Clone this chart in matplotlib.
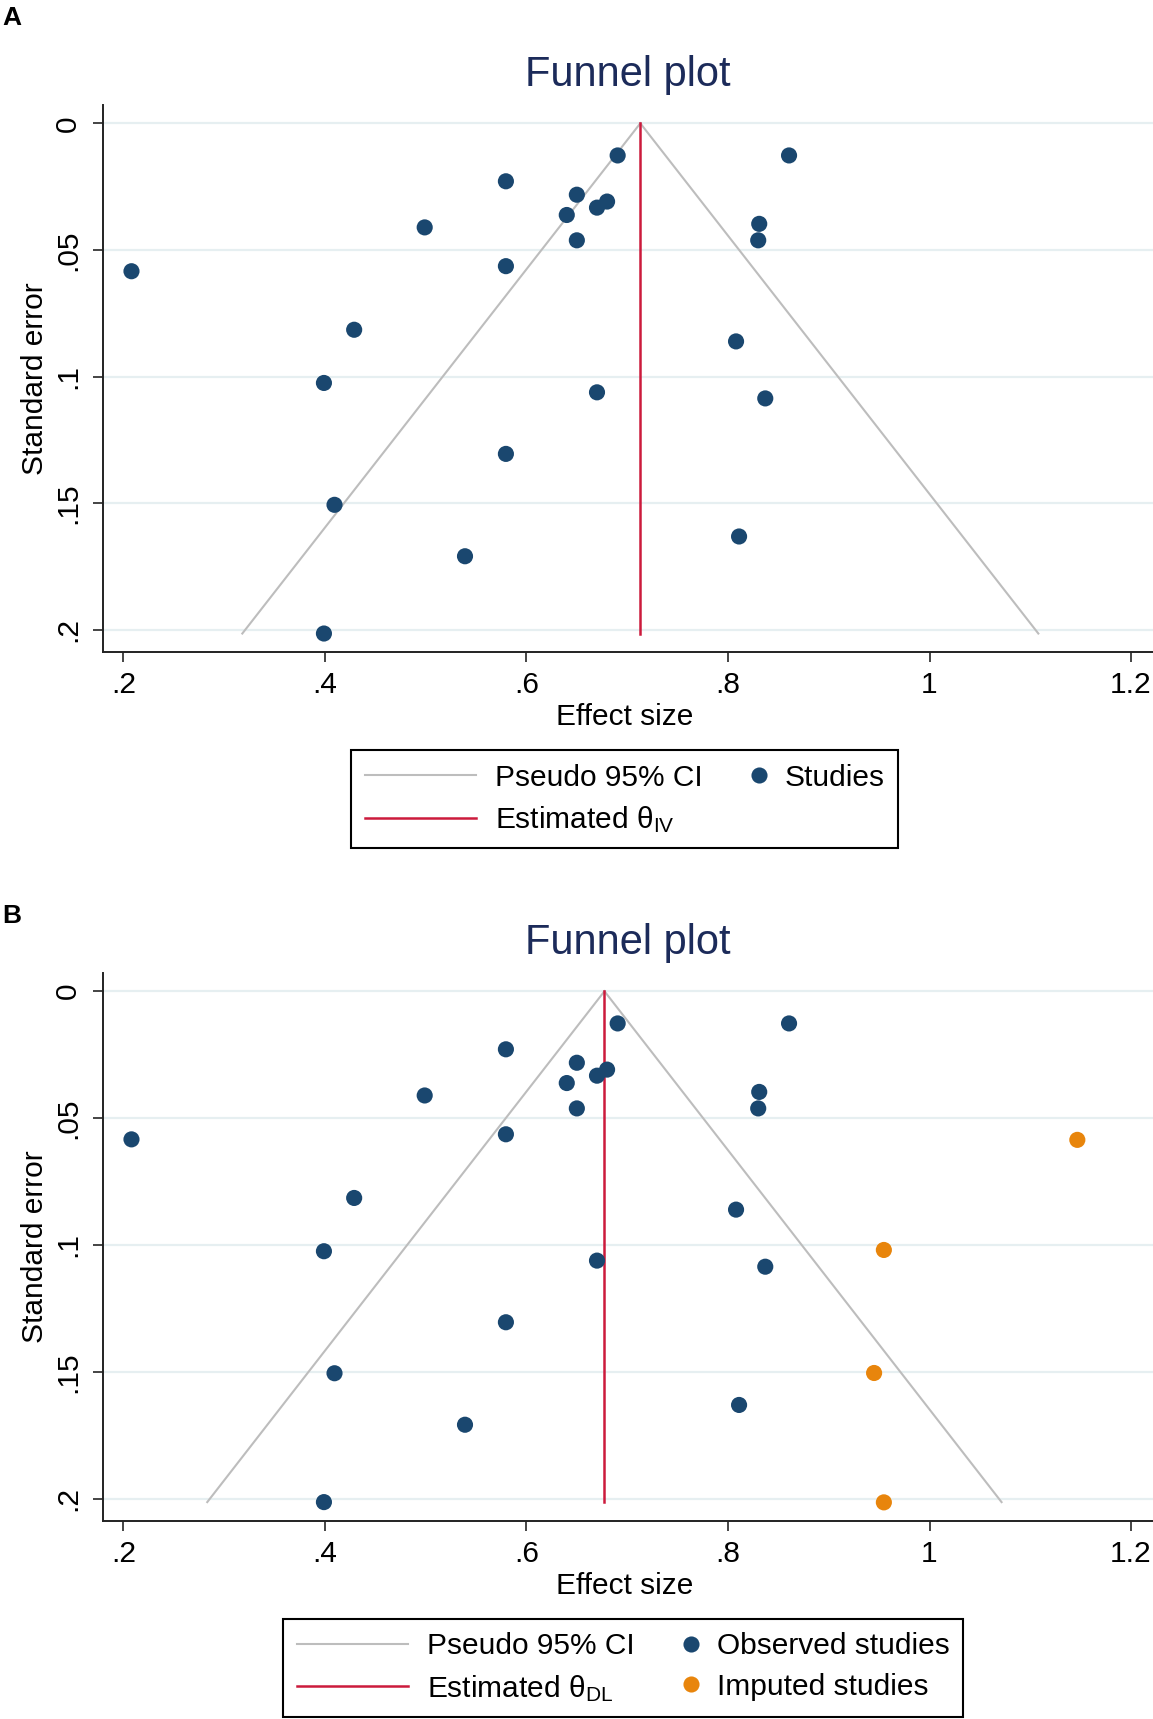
import numpy as np
import matplotlib
matplotlib.use("Agg")
import matplotlib.pyplot as plt
from matplotlib.lines import Line2D
from matplotlib.legend_handler import HandlerBase

plt.rcParams['font.family'] = ['Liberation Sans', 'DejaVu Sans']
plt.rcParams['mathtext.fontset'] = 'custom'
plt.rcParams['mathtext.rm'] = 'Liberation Sans'
plt.rcParams['mathtext.it'] = 'Liberation Sans:italic'
plt.rcParams['mathtext.bf'] = 'Liberation Sans:bold'

# ---------------- data ----------------
obs_es = [0.6905, 0.8606, 0.5796, 0.650, 0.680, 0.670, 0.640, 0.499, 0.831,
          0.650, 0.830, 0.5796, 0.208, 0.429, 0.808, 0.399, 0.670, 0.837,
          0.5796, 0.4095, 0.811, 0.539, 0.399]
obs_se = [0.0127, 0.0127, 0.0229, 0.0282, 0.0309, 0.0333, 0.0362, 0.0411, 0.0397,
          0.0462, 0.0462, 0.0564, 0.0584, 0.0815, 0.0861, 0.1025, 0.1062, 0.1086,
          0.1305, 0.1506, 0.1631, 0.1709, 0.2014]
imp_es = [1.1467, 0.9547, 0.9450, 0.9547]
imp_se = [0.0586, 0.1020, 0.1505, 0.2015]

theta_A = 0.713
ci_left_A = [0.713, 0.318]
ci_right_A = [0.713, 1.108]
theta_B = 0.6774
ci_left_B = [0.6774, 0.2832]
ci_right_B = [0.6774, 1.0715]
ci_se = [0.0, 0.2014]

xticks = [0.2, 0.4, 0.6, 0.8, 1.0, 1.2]
xtick_labels = ['.2', '.4', '.6', '.8', '1', '1.2']
yticks = [0.0, 0.05, 0.10, 0.15, 0.20]
ytick_labels = ['0', '.05', '.1', '.15', '.2']

# ---------------- style ----------------
NAVY = '#1a476f'
ORANGE = '#e8850c'
RED = '#cc1a3c'
GRAY = '#bdbdbd'
GRID = '#e6eff1'
TITLE = '#1c2b5a'
FS = 21.5
DOT = 135

fig = plt.figure(figsize=(11.53, 17.19), dpi=100)
axA = fig.add_axes([0.0893, 0.6207, 0.9107, 0.3182])
axB = fig.add_axes([0.0893, 0.1154, 0.9107, 0.3186])


class EndMarkerHandler(HandlerBase):
    """Legend handle: a single marker placed at the right end of the handle box."""
    def create_artists(self, legend, orig_handle, xdescent, ydescent,
                       width, height, fontsize, trans):
        x = -xdescent + width - 0.24 * fontsize
        y = (height - ydescent) / 2
        m = Line2D([x], [y], ls='none', marker='o',
                   ms=orig_handle.get_markersize(),
                   color=orig_handle.get_color(), mec='none')
        m.set_transform(trans)
        return [m]


def style_axes(ax):
    ax.set_xlim(0.1797, 1.2218)
    ax.set_ylim(0.2087, -0.0072)
    ax.set_xticks(xticks, xtick_labels)
    ax.set_yticks(yticks, ytick_labels)
    for s in ['top', 'right']:
        ax.spines[s].set_visible(False)
    for s in ['left', 'bottom']:
        ax.spines[s].set_linewidth(1.4)
        ax.spines[s].set_color('#222222')
    ax.tick_params(axis='both', length=7.5, width=1.4, color='#444444',
                   labelsize=FS, labelcolor='black')
    ax.tick_params(axis='x', pad=6.5)
    ax.tick_params(axis='y', pad=7.5, labelrotation=90)
    for lab in ax.get_yticklabels():
        lab.set_va('center')
    ax.grid(axis='y', color=GRID, lw=1.6)
    ax.set_axisbelow(True)
    ax.set_xlabel('Effect size', fontsize=FS)
    ax.set_ylabel('Standard error', fontsize=FS)
    ax.xaxis.set_label_coords(0.497, -0.094)
    ax.yaxis.set_label_coords(-0.051, 0.5)


# ---------------- panel A ----------------
style_axes(axA)
axA.plot(ci_left_A, ci_se, color=GRAY, lw=1.5, zorder=2)
axA.plot(ci_right_A, ci_se, color=GRAY, lw=1.5, zorder=2)
axA.plot([theta_A, theta_A], ci_se, color=RED, lw=1.8, zorder=2)
axA.scatter(obs_es, obs_se, s=DOT, color=NAVY, edgecolors='none', zorder=3)

# ---------------- panel B ----------------
style_axes(axB)
axB.plot(ci_left_B, ci_se, color=GRAY, lw=1.5, zorder=2)
axB.plot(ci_right_B, ci_se, color=GRAY, lw=1.5, zorder=2)
axB.plot([theta_B, theta_B], ci_se, color=RED, lw=1.8, zorder=2)
axB.scatter(obs_es, obs_se, s=DOT, color=NAVY, edgecolors='none', zorder=3)
axB.scatter(imp_es, imp_se, s=DOT, color=ORANGE, edgecolors='none', zorder=3)

# ---------------- titles & letters ----------------
fig.text(0.5447, 0.9500, 'Funnel plot', fontsize=30, color=TITLE,
         ha='center', va='baseline')
fig.text(0.5447, 0.4450, 'Funnel plot', fontsize=30, color=TITLE,
         ha='center', va='baseline')
fig.text(0.0017, 0.9857, 'A', fontsize=19, fontweight='bold', va='baseline')
fig.text(0.0017, 0.4630, 'B', fontsize=19, fontweight='bold', va='baseline')

# ---------------- legends ----------------
def make_legend(handles, labels, marker_handles, center):
    hm = {h: EndMarkerHandler() for h in marker_handles}
    leg = fig.legend(handles, labels, handler_map=hm, ncol=2, fontsize=FS,
                     handlelength=3.72, handletextpad=0.64, columnspacing=-1.6,
                     labelspacing=0.42, borderpad=0.45, borderaxespad=0,
                     fancybox=False, edgecolor='black', framealpha=1,
                     loc='center', bbox_to_anchor=center,
                     bbox_transform=fig.transFigure)
    leg.get_frame().set_linewidth(1.5)
    return leg

hA_ci = Line2D([], [], color=GRAY, lw=1.5)
hA_th = Line2D([], [], color=RED, lw=1.8)
hA_st = Line2D([], [], ls='none', marker='o', ms=11.6, color=NAVY, mec='none')
make_legend([hA_ci, hA_th, hA_st],
            ['Pseudo 95% CI', r'Estimated θ$_{\mathrm{IV}}$', 'Studies'],
            [hA_st], (0.542, 0.535))

hB_ci = Line2D([], [], color=GRAY, lw=1.5)
hB_th = Line2D([], [], color=RED, lw=1.8)
hB_ob = Line2D([], [], ls='none', marker='o', ms=11.6, color=NAVY, mec='none')
hB_im = Line2D([], [], ls='none', marker='o', ms=11.6, color=ORANGE, mec='none')
make_legend([hB_ci, hB_th, hB_ob, hB_im],
            ['Pseudo 95% CI', r'Estimated θ$_{\mathrm{DL}}$',
             'Observed studies', 'Imputed studies'],
            [hB_ob, hB_im], (0.5405, 0.0297))

fig.savefig('out.png', dpi=100)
◆ ◆ ◆ ◆ ◆ ◆ ◆
Exactly as they appear, print the lines of the listing above from its first line through the line that contains "plt.rcParams['mathtext.bf'] = 'Liberation", minus the pictures.

Clone this chart in matplotlib.
import numpy as np
import matplotlib
matplotlib.use("Agg")
import matplotlib.pyplot as plt
from matplotlib.lines import Line2D
from matplotlib.legend_handler import HandlerBase

plt.rcParams['font.family'] = ['Liberation Sans', 'DejaVu Sans']
plt.rcParams['mathtext.fontset'] = 'custom'
plt.rcParams['mathtext.rm'] = 'Liberation Sans'
plt.rcParams['mathtext.it'] = 'Liberation Sans:italic'
plt.rcParams['mathtext.bf'] = 'Liberation Sans:bold'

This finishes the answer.